2. The second issue is what exactly the argument between me and the Vatican was about.
It is correct that at first it concerned a few sentences taken for various articles I had written in Reality Magazine over the years, to do with the origins of Church and priesthood. During the early part of last year I worked on this, and in June presented the following statement to the CDF through the head of the Redemptorists:
Since some concerns have been raised by the Congregation for the Doctrine of the Faith over possible interpretations of articles I have written in the past few years. I respectfully take this opportunity to clarify my views and to offer the reassurance necessary to lay those concerns fully to rest. Such words as I have written were written in good faith with absolutely no intent whatever to imply anything contrary to the truths we are all obliged to hold by the divine and catholic faith to which I fully adhere and to which I have always adhered.
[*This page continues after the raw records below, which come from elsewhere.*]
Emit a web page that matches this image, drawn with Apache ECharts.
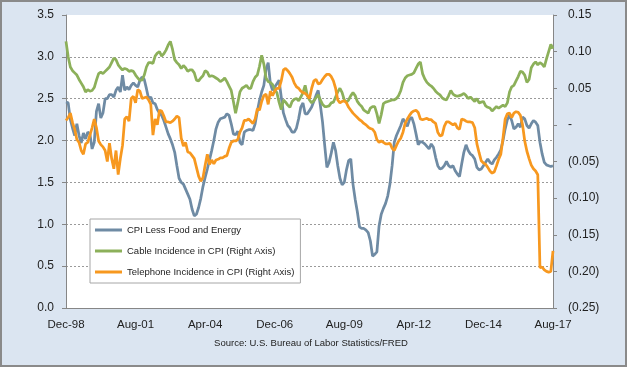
<!DOCTYPE html>
<html><head><meta charset="utf-8">
<script src="https://cdn.jsdelivr.net/npm/echarts@6/dist/echarts.min.js"></script>
<style>html,body{margin:0;padding:0;background:#dbe5f1;}#c{width:627px;height:367px;}</style>
</head><body><div id="c"></div>
<script>
// Monthly categories Dec-98 .. Aug-17
const monthNames = ['Jan','Feb','Mar','Apr','May','Jun','Jul','Aug','Sep','Oct','Nov','Dec'];
const startYear = 1998, startMonth = 11, monthCount = 225;
const categories = [];
for (let i = 0; i < monthCount; i++) {
  const m = (startMonth + i) % 12, y = startYear + Math.floor((startMonth + i) / 12);
  categories.push(monthNames[m] + '-' + String(y % 100).padStart(2, '0'));
}
const xTickLabels = ['Dec-98','Aug-01','Apr-04','Dec-06','Aug-09','Apr-12','Dec-14','Aug-17'];

const seriesNames = ['CPI Less Food and Energy','Cable Incidence in CPI (Right Axis)','Telephone Incidence in CPI (Right Axis)'];

// CPI less food and energy, % (left axis)
const cpiCore = [
2.46,2.45,2.25,2.15,2.06,2.20,2.06,1.97,2.09,2.02,
2.10,2.08,1.90,1.98,2.35,2.44,2.27,2.33,2.50,2.50,
2.55,2.55,2.52,2.60,2.64,2.58,2.78,2.60,2.64,2.61,
2.66,2.69,2.66,2.64,2.72,2.76,2.73,2.62,2.50,2.52,
2.45,2.44,2.37,2.33,2.30,2.24,2.16,2.08,2.02,1.95,
1.86,1.70,1.55,1.50,1.48,1.42,1.36,1.30,1.18,1.10,
1.12,1.20,1.31,1.45,1.56,1.66,1.77,1.88,2.00,2.14,
2.22,2.26,2.27,2.28,2.32,2.30,2.20,2.08,2.07,2.11,
1.98,1.95,2.10,2.12,2.13,2.13,2.12,2.20,2.35,2.48,
2.58,2.66,2.85,2.93,2.68,2.60,2.64,2.68,2.72,2.52,
2.33,2.25,2.18,2.15,2.10,2.10,2.15,2.26,2.40,2.45,
2.32,2.32,2.36,2.40,2.47,2.54,2.60,2.42,2.22,1.94,
1.68,1.74,1.85,1.98,1.88,1.70,1.55,1.47,1.50,1.65,
1.76,1.78,1.48,1.30,1.15,0.97,0.95,0.95,0.93,0.90,
0.80,0.62,0.64,0.67,0.98,1.12,1.19,1.25,1.34,1.48,
1.70,1.98,2.06,2.12,2.18,2.26,2.22,2.17,2.25,2.28,
2.20,2.08,1.95,1.99,1.98,1.96,1.93,1.90,1.96,1.92,
1.80,1.70,1.66,1.67,1.70,1.75,1.70,1.68,1.70,1.64,
1.60,1.57,1.72,1.86,1.95,1.88,1.84,1.82,1.78,1.68,
1.65,1.66,1.70,1.74,1.78,1.74,1.72,1.77,1.80,1.84,
1.89,2.00,2.14,2.25,2.30,2.24,2.14,2.16,2.20,2.16,
2.28,2.26,2.18,2.15,2.20,2.24,2.22,2.18,1.98,1.84,
1.74,1.71,1.70,1.69,1.70
];

// Cable incidence in CPI (right axis)
const cableIncidence = [
0.114,0.093,0.079,0.074,0.071,0.068,0.062,0.057,0.052,0.045,
0.048,0.046,0.047,0.051,0.061,0.070,0.072,0.070,0.073,0.076,
0.079,0.085,0.091,0.089,0.082,0.078,0.075,0.077,0.076,0.073,
0.074,0.073,0.068,0.064,0.061,0.061,0.068,0.079,0.085,0.085,
0.084,0.094,0.098,0.100,0.094,0.097,0.102,0.109,0.114,0.103,
0.089,0.085,0.082,0.077,0.081,0.078,0.073,0.075,0.075,0.071,
0.061,0.060,0.064,0.067,0.074,0.072,0.066,0.067,0.066,0.064,
0.062,0.059,0.061,0.064,0.059,0.053,0.047,0.032,0.016,0.030,
0.045,0.050,0.052,0.054,0.050,0.050,0.059,0.065,0.068,0.080,
0.095,0.083,0.064,0.059,0.058,0.055,0.048,0.044,0.031,0.021,
0.034,0.031,0.027,0.024,0.032,0.035,0.036,0.033,0.038,0.044,
0.054,0.040,0.034,0.030,0.033,0.037,0.041,0.034,0.028,0.025,
0.025,0.026,0.030,0.031,0.038,0.045,0.050,0.044,0.034,0.031,
0.034,0.040,0.044,0.040,0.032,0.028,0.025,0.020,0.018,0.016,
0.023,0.025,0.025,0.015,0.002,0.014,0.029,0.031,0.032,0.033,
0.034,0.034,0.036,0.040,0.047,0.058,0.064,0.067,0.068,0.069,
0.071,0.077,0.083,0.086,0.070,0.063,0.058,0.055,0.053,0.050,
0.046,0.043,0.041,0.037,0.035,0.034,0.040,0.047,0.042,0.040,
0.039,0.040,0.041,0.043,0.040,0.036,0.038,0.035,0.032,0.036,
0.030,0.031,0.032,0.026,0.024,0.023,0.019,0.022,0.025,0.023,
0.025,0.027,0.025,0.030,0.045,0.052,0.054,0.060,0.066,0.073,
0.072,0.068,0.058,0.062,0.078,0.083,0.086,0.082,0.085,0.083,
0.079,0.090,0.100,0.110,0.104
];

// Telephone incidence in CPI (right axis)
const phoneIncidence = [
0.006,0.010,0.016,0.003,-0.006,-0.020,-0.024,-0.035,-0.040,-0.026,
-0.024,-0.014,-0.004,0.008,-0.004,-0.022,-0.027,-0.030,-0.035,-0.050,
-0.025,-0.046,-0.060,-0.035,-0.068,-0.046,-0.028,0.008,0.011,0.005,
0.036,0.039,0.030,0.048,0.046,0.036,0.037,0.038,0.034,0.028,
-0.014,0.008,0.000,0.020,0.019,0.012,0.004,0.004,0.003,0.005,
0.008,0.012,0.010,-0.018,-0.029,-0.024,-0.037,-0.038,-0.042,-0.046,
-0.058,-0.070,-0.077,-0.072,-0.055,-0.040,-0.054,-0.048,-0.053,-0.048,
-0.047,-0.045,-0.045,-0.043,-0.042,-0.032,-0.024,-0.022,-0.022,-0.020,
-0.010,-0.004,0.006,0.006,0.008,0.005,0.002,0.008,0.022,0.020,
0.032,0.040,0.042,0.028,0.046,0.040,0.046,0.050,0.050,0.060,
0.075,0.077,0.074,0.070,0.065,0.057,0.052,0.050,0.046,0.044,
0.043,0.040,0.036,0.050,0.060,0.062,0.056,0.057,0.062,0.066,
0.069,0.069,0.066,0.060,0.050,0.034,0.030,0.032,0.033,0.030,
0.024,0.020,0.016,0.013,0.010,0.007,0.005,0.002,0.000,-0.003,
-0.005,-0.006,-0.010,-0.020,-0.024,-0.022,-0.024,-0.026,-0.026,-0.025,
-0.032,-0.035,-0.028,-0.022,-0.018,-0.010,0.002,0.008,0.013,0.017,
0.019,0.020,0.017,0.008,0.007,0.008,0.009,0.007,0.007,0.004,
0.002,-0.010,-0.015,-0.014,-0.002,0.004,0.004,0.002,0.000,0.002,
-0.004,-0.006,0.008,0.007,0.005,0.004,0.004,0.003,-0.004,-0.026,
-0.038,-0.049,-0.052,-0.054,-0.058,-0.063,-0.066,-0.064,-0.056,-0.047,
-0.040,-0.018,0.008,0.015,0.016,0.010,0.016,0.018,0.017,0.013,
0.000,-0.022,-0.036,-0.046,-0.055,-0.060,-0.063,-0.068,-0.195,-0.194,
-0.198,-0.200,-0.201,-0.200,-0.172
];

const sourceText = 'Source: U.S. Bureau of Labor Statistics/FRED';
const colors = ['#6f8ba4', '#8cb05a', '#f7981f'];
const FONT = '"Liberation Sans", Arial, sans-serif';
const TXT = '#222222';

const chart = echarts.init(document.getElementById('c'), null, {renderer: 'canvas'});
chart.setOption({
  animation: false,
  backgroundColor: '#dbe5f1',
  color: colors,
  grid: {left: 66, right: 74, top: 15, bottom: 59, show: true, backgroundColor: '#ffffff', borderWidth: 0, containLabel: false},
  legend: {
    orient: 'vertical', left: 90, top: 219, padding: [4, 6, 4, 5], itemGap: 7,
    itemWidth: 27, itemHeight: 3, icon: 'rect',
    backgroundColor: '#ffffff', borderColor: '#a6a6a6', borderWidth: 1,
    textStyle: {fontFamily: FONT, fontSize: 9.5, color: TXT, lineHeight: 14},
    data: seriesNames
  },
  xAxis: {
    type: 'category', data: categories, boundaryGap: false,
    axisLine: {lineStyle: {color: '#868686', width: 1}},
    axisTick: {show: false},
    axisLabel: {
      interval: 31, margin: 11, fontFamily: FONT, fontSize: 11.5, color: TXT,
      formatter: v => xTickLabels.includes(v) ? v : ''
    },
    splitLine: {show: false}
  },
  yAxis: [
    {
      type: 'value', min: 0, max: 3.5, interval: 0.5, position: 'left',
      axisLine: {show: true, lineStyle: {color: '#868686', width: 1}},
      axisTick: {show: true, length: 4, lineStyle: {color: '#868686'}},
      axisLabel: {margin: 12, fontFamily: FONT, fontSize: 12, color: TXT, formatter: v => v.toFixed(1)},
      splitLine: {show: true, lineStyle: {type: [2, 2], width: 1,
        color: ['transparent', '#9a9a9a', '#9a9a9a', '#9a9a9a', '#9a9a9a', '#9a9a9a', '#9a9a9a', 'transparent']}}
    },
    {
      type: 'value', min: -0.25, max: 0.15, interval: 0.05, position: 'right',
      axisLine: {show: true, lineStyle: {color: '#868686', width: 1}},
      axisTick: {show: true, length: 4, lineStyle: {color: '#868686'}},
      axisLabel: {margin: 15, fontFamily: FONT, fontSize: 12, color: TXT, align: 'left',
        formatter: v => Math.abs(v) < 1e-9 ? '-' : (v < 0 ? '(' + (-v).toFixed(2) + ')' : v.toFixed(2))},
      splitLine: {show: false}
    }
  ],
  series: [
    {name: seriesNames[0], type: 'line', yAxisIndex: 0, data: cpiCore, symbol: 'none', lineStyle: {width: 2.75, color: colors[0]}, itemStyle: {color: colors[0]}},
    {name: seriesNames[1], type: 'line', yAxisIndex: 1, data: cableIncidence, symbol: 'none', lineStyle: {width: 2.75, color: colors[1]}, itemStyle: {color: colors[1]}},
    {name: seriesNames[2], type: 'line', yAxisIndex: 1, data: phoneIncidence, symbol: 'none', lineStyle: {width: 2.75, color: colors[2]}, itemStyle: {color: colors[2]}}
  ],
  graphic: [
    {type: 'text', x: 311, y: 343, style: {text: sourceText, fontFamily: FONT, fontSize: 9.5, fill: TXT, align: 'center', verticalAlign: 'middle'}},
    {type: 'rect', shape: {x: 1, y: 1, width: 625, height: 365}, style: {fill: 'none', stroke: '#8a8a8a', lineWidth: 2}, silent: true, z: 100}
  ]
});
</script>
</body></html>
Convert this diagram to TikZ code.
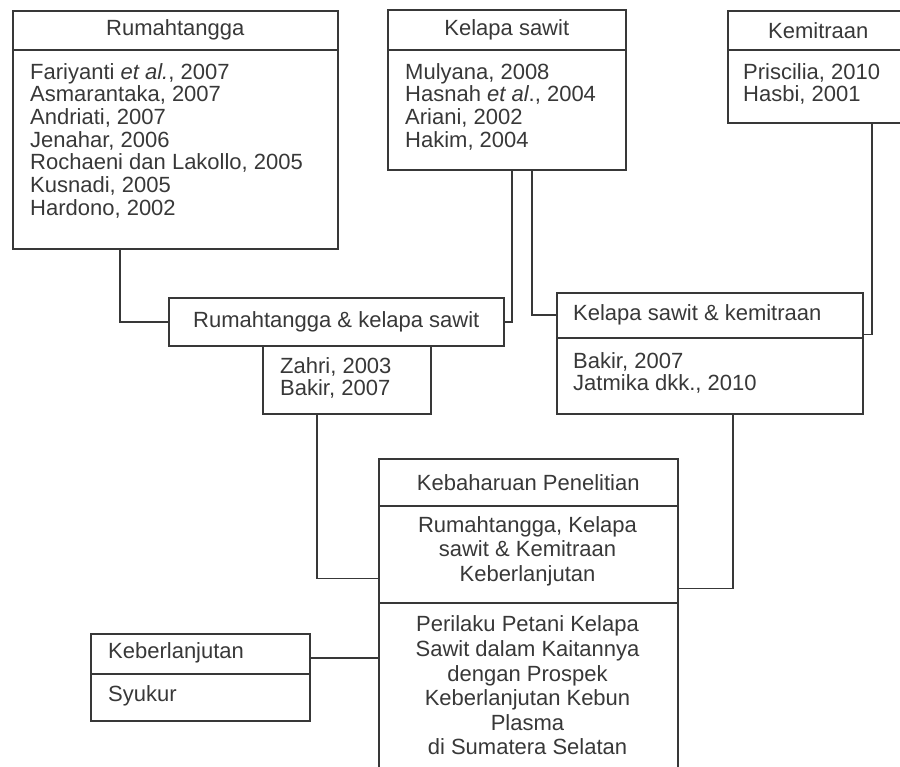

I believe and accept that the Eucharist was given to us by Christ Himself; that in the Eucharist we receive “the Bread of Life”, which is “the food of Eternal Life”. I not only believe and accept this; over nearly forty years of ministry I have come to know the reality of it through my faith experience and I have been privileged to offer witness to it through my priestly ministry.
I believe and accept that the Eucharist cannot be celebrated without a validly ordained minister.
I believe and accept that the origins of the Eucharist and the Priesthood can be found in the Last Supper, where, as Sacred Scripture tell us, Jesus gave the command to the Apostles gathered around the table to “Do this in memory of Me”.
I believe and accept that the call to Priesthood, indeed to all our Church’s ministries, comes from God through Jesus Christ.
I believe and accept that the Church has both the right and the duty to teach and preach the good news of salvation as promised by Jesus Christ and that we are reminded of this mission in the teachings of the Second Vatican Council. The decree on the Church’s Missionary activity tells us that the Church strives to preach the Gospel to all men, and that it is the duty of the successors of the Apostles to carry on this work. (cf ‘Ad Gentes’)
It is my hope that the clarity and intent of this letter will be accepted in full satisfaction of the queries raised.
Fr. Tony Flannery C. Ss. R.
This statement was accepted by Cardinal Levada, the then head of the CDF. I am told that the exact words he used were: “This is a fine statement”.
It was my understanding that this put the matter to bed, and would be published in Reality Magazine.
But in September the new head of the CDF, Archbishop Gerhart Meuller sent the following document:
Necessary Amendments to the Statement of Reverend Tony Flannery C.Ss.R.
The following additions should be incorporated by Fr. Flannery in his Statement, which is the basis of the article of clarification that he intends to publish:
1. Regarding the Church, Fr. Flannery should add to his article that he believes that Christ instituted the Church with a permanent hierarchical structure. Specifically, Fr. Flannery should state that he accepts the teaching of the Second Vatican Council, as found in Lumen Gentium n. 9-22, that the bishops are the divinely established successors of the apostles who were appointed by Christ; that, aided by the Holy Spirit, they exercise legitimate power to sanctify, teach and govern the People of God; that they constitute one Episcopal college together with the Roman Pontiff; and that in virtue of his office, the Roman Pontiff has full, supreme and universal power over the Church, which he is always free to exercise.
2. Regarding the Eucharist, Fr. Flannery should add to his article that he believes that Christ instituted the priesthood at the Last Supper; that in the Eucharist, under the forms of bread and wine, the whole Christ is truly, really and substantially contained; that the Eucharist is a sacrifice because it re-presents (makes present) the sacrifice of the cross; and that only a validly ordained priests can validly celebrate the Eucharist.
3. Regarding his statement concerning the priesthood, Fr. Flannery should add to his article that he accepts that the Lord Jesus chose men (viri) to form the college of the twelve apostles, and that the apostles did the same when they choose collaborators to succeed them in their ministry; and that the Church recognises herself to be bound by this choice made by the Lord himself, and for this reason the ordination of women is not possible.
4. Furthermore, Fr. Flannery should state that he accepts the whole teaching of the Church, also in regard to moral issues.
Take note of nos. 3 & 4. These were new issues brought in at this point, – the question of women’s ordination and the ‘moral issues’. (In Church circles today that phrase most usually refers to sexual morality.
Up to this point I was happy to clarify my position, and give the Vatican the statement they desired, as I had done in June. But it was points 3 & 4 of this document that were the breaking point for me. And that is why I have stated clearly all this week that this is about the issues of womens’ ordination and sexual teaching. And I was told very clearly that the only way I would be allowed back into ministry would be to sign and publish this statement.
I hope this clear up the matter for those who are interested.